Face Book is structured as an interview with Close, and the acknowledgments state that the book is based on an actual interview in which several 5th-graders were able to ask Close some questions. As such, most of the words are Close's, and he's listed as the author, but it's clear that the book was compiled and put together by someone else (the names Joan Sommers, Amanda Freymann, and Ascha Drake show up in the fine print of the copyright notice). Literary awards selectors don't generally like authorship by committee, so that's a second strike against Face Book being recognized right there.
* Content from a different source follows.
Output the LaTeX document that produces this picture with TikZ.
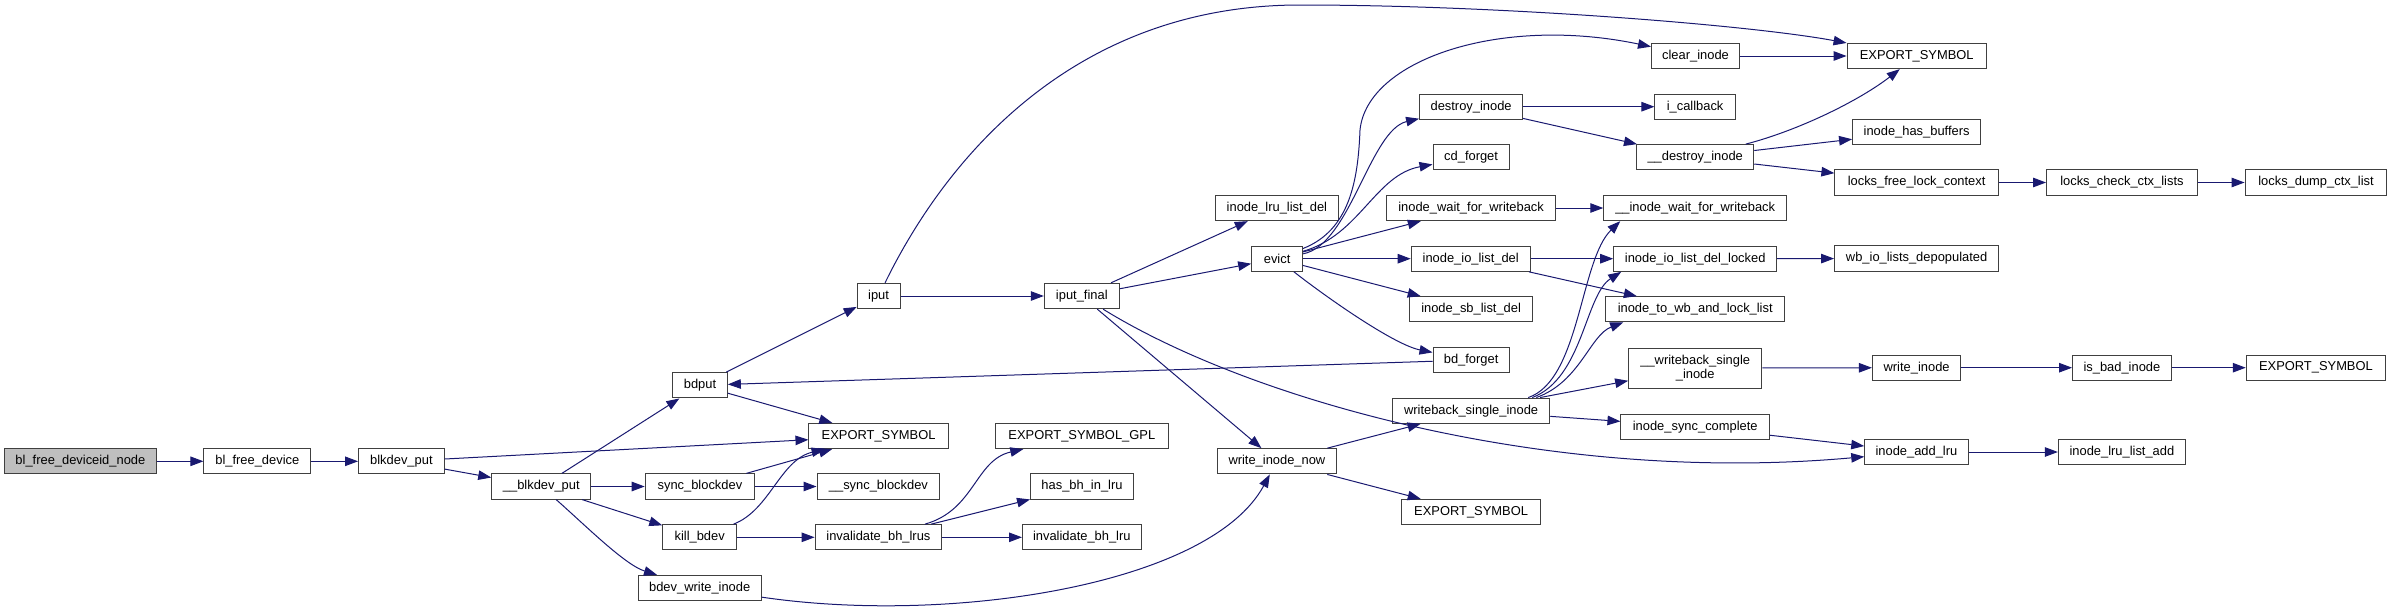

Nonetheless, Face Book does a great job of getting inside an artist's head, explaining how Close chooses his subjects, discussing why he uses so many different media, and even giving readers an inside look into the process of overcoming his disability (Close suffered a spinal artery collapse in 1988, and lost much of the use of his legs and arms). I think the interview format and the liberal use of Close's art will make this a highly accessible book for young readers. Of all the children's biographies of artists that I've read, it's certainly the one that gets the closest (no pun intended!) to its subject.

So, despite the fact that it's constructed in a way that essentially precludes it from awards consideration, Face Book is a highly successful work. I'd recommend it in a trice to anyone with an interest in modern art.